Tuesday, February 12, 2008

Critical, But Stable Condition

There are an awful lot of people who are getting their panties into a twist, thinking that Hillary is somehow way out of this race.

She's not:
Senator Hillary Rodham Clinton and her advisers increasingly believe that, after a series of losses, she has been boxed into a must-win position in the Ohio and Texas primaries on March 4, and she has begun reassuring anxious donors and superdelegates that the nomination is not slipping away from her, aides said on Monday.
Admittedly, Texas and Ohio are important to her strategy. One cannot let these two prizes go by without scooping up a lot of delegates.

Keep in mind a few other contests:

Wisconsin - Wisconsin is heavily unionized, heavily blue collar and heavily white. She should do extremely well here. Obama still hasn't made inroads into this base, which is the meat-and-potatoes of the Reagan Democrat vote.

So much for "Yes, We Can"...

Pennsylvania - This is an interesting contest, pitting the eastern intelligentsia versus the western rural vote, plus Pittsburgh (another blue collar working class town). Gov. Ed Rendell has endorsed Clinton. Clinton should do well in the west, with Obama picking up State College & Philadelphia. The surprise will be Hillary's clean sweep of northeastern towns like Wilkes-Barre and Scranton, I think, continuing the trend from New York state of shutting down Obama anywhere an Ivy League college isn't available to him.

Virginia - While Obama stands a very good chance in the NoVa region, I think Clinton will show surprising strength outside of the DC area.
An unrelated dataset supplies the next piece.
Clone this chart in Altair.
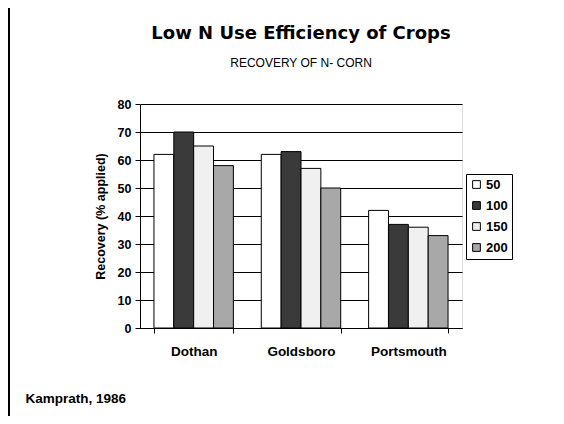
import altair as alt
import pandas as pd

sites = ["Dothan", "Goldsboro", "Portsmouth"]
rates = ["50", "100", "150", "200"]
rec_50 = [62, 62, 42]
rec_100 = [70, 63, 37]
rec_150 = [65, 57, 36]
rec_200 = [58, 50, 33]
fills = ["#ffffff", "#3a3a3a", "#f0f0f0", "#a8a8a8"]
y_ticks = [0, 10, 20, 30, 40, 50, 60, 70, 80]

rows = []
for rate, vals in zip(rates, [rec_50, rec_100, rec_150, rec_200]):
    for s, v in zip(sites, vals):
        rows.append({"site": s, "rate": rate, "recovery": v})
df = pd.DataFrame(rows)

FONT = "Liberation Sans"

bars = alt.Chart(df).mark_bar(stroke="black", strokeWidth=1).encode(
    x=alt.X(
        "site:N", sort=sites,
        scale=alt.Scale(paddingInner=0.26, paddingOuter=0.13),
        axis=alt.Axis(
            title="Kamprath, 1986", labelAngle=0, tickBand="extent",
            tickSize=5, tickColor="black", domainColor="black",
            labelFont=FONT, labelFontSize=13.5, labelFontWeight="bold",
            labelColor="black", labelPadding=11,
            titleFont=FONT, titleFontSize=13.5, titleFontWeight="bold",
            titleColor="black", titleX=-115, titleY=70, titleAlign="left",
            titleBaseline="middle",
        ),
    ),
    xOffset=alt.XOffset("rate:N", sort=rates,
                        scale=alt.Scale(paddingInner=0, paddingOuter=0)),
    y=alt.Y(
        "recovery:Q",
        scale=alt.Scale(domain=[0, 80], nice=False),
        axis=alt.Axis(
            values=y_ticks, title="Recovery (% applied)",
            grid=True, gridColor="black", gridOpacity=1, gridWidth=1,
            tickSize=5, tickColor="black", domainColor="black",
            labelFont=FONT, labelFontSize=12.5, labelFontWeight="bold",
            labelColor="black", labelPadding=4,
            titleFont=FONT, titleFontSize=12.5, titleFontWeight="bold",
            titleColor="black", titlePadding=10,
        ),
    ),
    color=alt.Color(
        "rate:N", sort=rates,
        scale=alt.Scale(domain=rates, range=fills),
        legend=alt.Legend(
            title=None, orient="none", legendX=326, legendY=70,
            strokeColor="black", padding=4, symbolType="square",
            symbolSize=60, symbolStrokeColor="black", symbolStrokeWidth=1,
            labelFont=FONT, labelFontSize=13, labelFontWeight="bold",
            labelColor="black", rowPadding=7, labelOffset=3,
        ),
    ),
)

frame = alt.Chart(pd.DataFrame({"edge": [0]})).mark_rule(
    color="black", strokeWidth=2
).encode(x=alt.value(-131), y=alt.value(-96), y2=alt.value(312))

chart = alt.layer(bars, frame).properties(
    width=322,
    height=224,
    autosize="none",
    padding={"left": 132, "top": 96, "right": 94, "bottom": 88},
    title=alt.TitleParams(
        text="Low N Use Efficiency of Crops",
        subtitle="RECOVERY OF N- CORN",
        font="DejaVu Sans", fontSize=18, fontWeight="bold", color="black",
        subtitleFont=FONT, subtitleFontSize=12, subtitleColor="black",
        subtitlePadding=15, anchor="middle", offset=27, dy=89,
    ),
).configure_view(stroke="black", strokeWidth=1).configure(background="white")

chart.save("out.html", embed_options={"renderer": "svg", "actions": False})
While Jim Webb has not endorsed anyone, his policies and votes lead one to believe he's backing Hillary and has made private appeals to voters, and while Obama has picked up a key endorsement in Congressman Rick Boucher, Clinton blunts that with the endorsement of Del Phillips. This could be the section of the state that determines the primary, and if Obama can prevail here, it will demonstrate inroads into the working class vote.
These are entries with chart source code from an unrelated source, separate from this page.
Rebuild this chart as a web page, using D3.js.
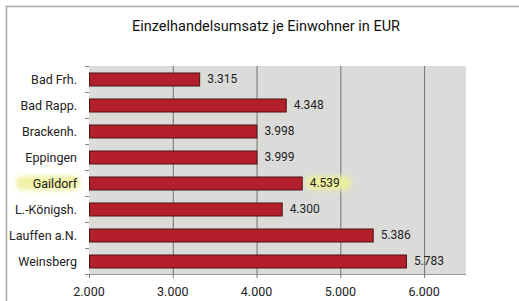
<!DOCTYPE html>
<html><head><meta charset="utf-8">
<script src="https://cdn.jsdelivr.net/npm/d3@7"></script>
<style>body{margin:0;background:#fff;} svg{display:block;}</style>
</head><body>
<script>
const categories = ["Bad Frh.","Bad Rapp.","Brackenh.","Eppingen","Gaildorf","L.-Königsh.","Lauffen a.N.","Weinsberg"];
const values = [3315,4348,3998,3999,4539,4300,5386,5783];
const valueLabels = ["3.315","4.348","3.998","3.999","4.539","4.300","5.386","5.783"];
const xTicks = [2000,3000,4000,5000,6000];
const xTickLabels = ["2.000","3.000","4.000","5.000","6.000"];
const highlighted = "Gaildorf";
const title = "Einzelhandelsumsatz je Einwohner in EUR";

const W=519,H=301;
const m={l:89,r:53,t:66,b:27};
const svg=d3.select("body").append("svg").attr("width",W).attr("height",H);
const font="Roboto, 'Liberation Sans', sans-serif";

const defs=svg.append("defs");
const f=defs.append("filter").attr("id","blur").attr("x","-20%").attr("y","-50%").attr("width","140%").attr("height","200%");
f.append("feGaussianBlur").attr("stdDeviation",2.5);

// frame
svg.append("path").attr("d",`M6.5,${H} L6.5,6.5 L${W},6.5`).attr("fill","none").attr("stroke","#a8a8a8").attr("stroke-width",1.5);

const x=d3.scaleLinear().domain([2000,6500]).range([m.l,W-m.r]);
const y=d3.scaleBand().domain(categories).range([m.t,H-m.b]).paddingInner(0.5).paddingOuter(0.25);

// plot background
svg.append("rect").attr("x",x(2000)).attr("y",m.t).attr("width",x(6500)-x(2000)).attr("height",H-m.b-m.t).attr("fill","#dbdbd9");

// grid
svg.append("g").selectAll("line").data(xTicks.slice(1)).join("line")
 .attr("x1",d=>x(d)+0.5).attr("x2",d=>x(d)+0.5).attr("y1",m.t).attr("y2",H-m.b)
 .attr("stroke","#707070").attr("stroke-width",1);

// highlight
const hy=y(highlighted)+y.bandwidth()/2;
svg.append("rect").attr("x",16).attr("y",hy-7).attr("width",64).attr("height",14).attr("rx",6).attr("fill","#f2f2a6").attr("filter","url(#blur)");
const hi=categories.indexOf(highlighted);
svg.append("rect").attr("x",x(values[hi])+5).attr("y",hy-7).attr("width",44).attr("height",14).attr("rx",6).attr("fill","#eef09c").attr("filter","url(#blur)");

// bars
svg.append("g").selectAll("rect").data(categories).join("rect")
 .attr("x",x(2000)+0.5).attr("y",d=>y(d)+0.5)
 .attr("width",(d,i)=>x(values[i])-x(2000)).attr("height",y.bandwidth())
 .attr("fill","#b41f2c").attr("stroke","#4a1212").attr("stroke-width",1);

// value labels
svg.append("g").selectAll("text").data(categories).join("text")
 .attr("x",(d,i)=>x(values[i])+8).attr("y",d=>y(d)+y.bandwidth()/2)
 .attr("dy","0.36em").attr("font-family",font).attr("font-size",12).attr("fill","#222")
 .text((d,i)=>valueLabels[i]);

// y axis
const ya=svg.append("g").attr("transform",`translate(${m.l},0)`);
const step=y.step();
const bounds=d3.range(categories.length+1).map(i=>m.t+i*step);
ya.selectAll("line.t").data(bounds).join("line").attr("class","t")
 .attr("x1",-4).attr("x2",0).attr("y1",d=>d+0.5).attr("y2",d=>d+0.5).attr("stroke","#888");
ya.selectAll("text").data(categories).join("text")
 .attr("x",-12).attr("y",d=>y(d)+y.bandwidth()/2).attr("dy","0.36em")
 .attr("text-anchor","end").attr("font-family",font).attr("font-size",12.5).attr("fill","#222").text(d=>d);

// x axis
const xa=svg.append("g").attr("transform",`translate(0,${H-m.b})`);
xa.append("line").attr("x1",x(2000)).attr("x2",x(6500)).attr("y1",0.5).attr("y2",0.5).attr("stroke","#999");
xa.selectAll("line.t").data(xTicks).join("line").attr("class","t")
 .attr("x1",d=>x(d)+0.5).attr("x2",d=>x(d)+0.5).attr("y1",0).attr("y2",4).attr("stroke","#777");
xa.selectAll("text").data(xTicks).join("text")
 .attr("x",d=>x(d)).attr("y",22).attr("text-anchor","middle")
 .attr("font-family",font).attr("font-size",12.5).attr("fill","#222").text((d,i)=>xTickLabels[i]);

// title
svg.append("text").attr("x",266).attr("y",31).attr("text-anchor","middle")
 .attr("font-family",font).attr("font-size",14.5).attr("font-weight",400).attr("fill","#111").text(title);
</script>
</body></html>
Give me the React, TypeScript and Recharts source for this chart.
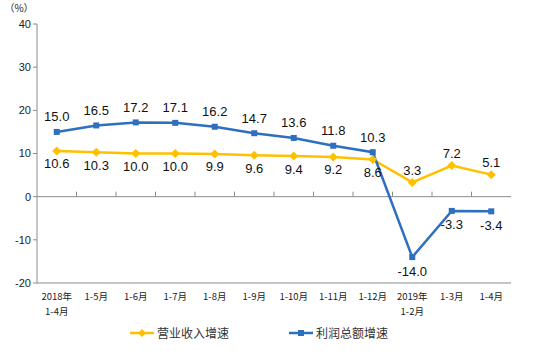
import React from "react";
import {
  LineChart,
  Line,
  XAxis,
  YAxis,
  ReferenceLine,
  Legend,
  LabelList,
} from "recharts";

const categories = [
  "2018年\n1-4月",
  "1-5月",
  "1-6月",
  "1-7月",
  "1-8月",
  "1-9月",
  "1-10月",
  "1-11月",
  "1-12月",
  "2019年\n1-2月",
  "1-3月",
  "1-4月",
];
const revenueGrowth = [10.6, 10.3, 10.0, 10.0, 9.9, 9.6, 9.4, 9.2, 8.6, 3.3, 7.2, 5.1];
const profitGrowth = [15.0, 16.5, 17.2, 17.1, 16.2, 14.7, 13.6, 11.8, 10.3, -14.0, -3.3, -3.4];
const yTicks = [-20, -10, 0, 10, 20, 30, 40];

const ORANGE = "#FFC000";
const BLUE = "#2E6FBF";
const GRID = "#8c8c8c";
const NUM_FONT = "'Liberation Sans', Arial, sans-serif";
const CJK_FONT = "'Noto Sans CJK SC', 'Liberation Sans', sans-serif";

const data = categories.map((name, i) => ({
  name,
  revenue: revenueGrowth[i],
  profit: profitGrowth[i],
}));

// from index 9 on, the orange labels go above and the blue ones below
const SWAP_FROM = 9;

const makeLabel = (series: "revenue" | "profit") => (props: any) => {
  const { x, y, value, index } = props;
  const swapped = index >= SWAP_FROM;
  let above = series === "profit" ? !swapped : swapped;
  const dy = above ? (series === "profit" ? -15 : -12) : series === "profit" ? 14 : 13;
  return (
    <text
      x={x}
      y={y + dy}
      textAnchor="middle"
      dominantBaseline="central"
      fontSize={13}
      fontFamily={NUM_FONT}
      fill="#111"
    >
      {Number(value).toFixed(1)}
    </text>
  );
};

const XTick = (props: any) => {
  const { x, y, payload } = props;
  const lines = String(payload.value).split("\n");
  return (
    <g>
      {lines.map((l, i) => (
        <text
          key={i}
          x={x}
          y={y + 17 + i * 14.5}
          textAnchor="middle"
          fontSize={9.5}
          fontFamily={CJK_FONT}
          fill="#222"
        >
          {l}
        </text>
      ))}
    </g>
  );
};

const ZeroLine = (props: any) => {
  const { x1, y1, x2, y2 } = props;
  const n = categories.length;
  const step = (x2 - x1) / n;
  const marks = [];
  for (let i = 1; i < n; i++) {
    const tx = x1 + step * i;
    marks.push(<line key={i} x1={tx} x2={tx} y1={y1} y2={y1 - 5} stroke={GRID} />);
  }
  return (
    <g>
      <line x1={x1} y1={y1} x2={x2} y2={y2} stroke={GRID} />
      {marks}
    </g>
  );
};

const Diamond = (props: any) => {
  const { cx, cy } = props;
  if (cx == null || cy == null) return null;
  return <path d={`M${cx},${cy - 4.5}L${cx + 4.5},${cy}L${cx},${cy + 4.5}L${cx - 4.5},${cy}Z`} fill={ORANGE} />;
};

const Square = (props: any) => {
  const { cx, cy } = props;
  if (cx == null || cy == null) return null;
  return <rect x={cx - 3} y={cy - 3} width={6} height={6} fill={BLUE} />;
};

const legendItems = [
  { name: "营业收入增速", color: ORANGE, marker: "diamond" },
  { name: "利润总额增速", color: BLUE, marker: "square" },
];

const renderLegend = () => (
  <div
    style={{
      display: "flex",
      justifyContent: "center",
      alignItems: "center",
      gap: 60,
      paddingTop: 5,
      fontFamily: CJK_FONT,
      fontSize: 12,
      color: "#333",
    }}
  >
    {legendItems.map((it) => (
      <div key={it.name} style={{ display: "flex", alignItems: "center" }}>
        <svg width={24} height={10} style={{ marginRight: 3 }}>
          <line x1={0} y1={5} x2={24} y2={5} stroke={it.color} strokeWidth={2.5} />
          {it.marker === "diamond" ? (
            <path d="M12,1L16,5L12,9L8,5Z" fill={it.color} />
          ) : (
            <rect x={9} y={2} width={6} height={6} fill={it.color} />
          )}
        </svg>
        <span>{it.name}</span>
      </div>
    ))}
  </div>
);

export default function App() {
  return (
    <div style={{ position: "absolute", left: 0, top: 0, background: "#fff" }}>
      <LineChart
        width={538}
        height={351}
        data={data}
        margin={{ top: 24, right: 27, left: 7, bottom: 0 }}
      >
        <XAxis
          dataKey="name"
          scale="band"
          interval={0}
          tickLine={false}
          tickSize={0}
          tickMargin={0}
          height={36}
          axisLine={{ stroke: GRID }}
          tick={<XTick />}
        />
        <XAxis
          xAxisId="top"
          dataKey="name"
          scale="band"
          orientation="top"
          tick={false}
          tickLine={false}
          height={0}
          axisLine={{ stroke: GRID }}
        />
        <YAxis
          domain={[-20, 40]}
          ticks={yTicks}
          interval={0}
          width={30}
          tickSize={4}
          tickLine={{ stroke: GRID }}
          axisLine={{ stroke: GRID }}
          tick={{ fontSize: 11, fill: "#222", fontFamily: NUM_FONT }}
          label={(p: any) => {
            const vb = p.viewBox;
            return (
              <text x={vb.x + 12} y={vb.y - 12} textAnchor="middle" fontSize={10} fontFamily={CJK_FONT} fill="#222">
                （%）
              </text>
            );
          }}
        />
        <YAxis
          yAxisId="right"
          orientation="right"
          domain={[-20, 40]}
          width={0}
          tick={false}
          tickLine={false}
          axisLine={{ stroke: GRID }}
        />
        <ReferenceLine y={0} shape={<ZeroLine />} />
        <Legend verticalAlign="bottom" height={32} content={renderLegend} />
        <Line
          type="linear"
          dataKey="revenue"
          stroke={ORANGE}
          strokeWidth={2.5}
          dot={<Diamond />}
          activeDot={false}
          isAnimationActive={false}
        >
          <LabelList dataKey="revenue" content={makeLabel("revenue")} />
        </Line>
        <Line
          type="linear"
          dataKey="profit"
          stroke={BLUE}
          strokeWidth={2.5}
          dot={<Square />}
          activeDot={false}
          isAnimationActive={false}
        >
          <LabelList dataKey="profit" content={makeLabel("profit")} />
        </Line>
      </LineChart>
    </div>
  );
}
Personally, I don't think he stands a chance, because these are people who have heard messages of hope before, and been sorely burned, except by Bill Clinton. They remember.

Clinton's real obstacle is money: despite raising ten million and more since Feb. 1, Obama has a confortable cushion in money at hand.

Indeed, part of the campaign staff shake up by Clinton was the wasted money in Iowa, where the campaign really stood no chance of winning, and spent an awful lot of money for a third place finish.

One more thing: keep in mind that John Edwards' voters have split about 40% to Clinton, 25% to Obama, with 35% undecided until they step into a voting booth. The collapsed conference between Edwards and Obama yesterday is a troubling sign for Obama backers, to be sure, and is indicative of Edwards' reluctance to back a candidate his own followers seem hesitant to vote for.

UPDATE: Slate seems to agree with me.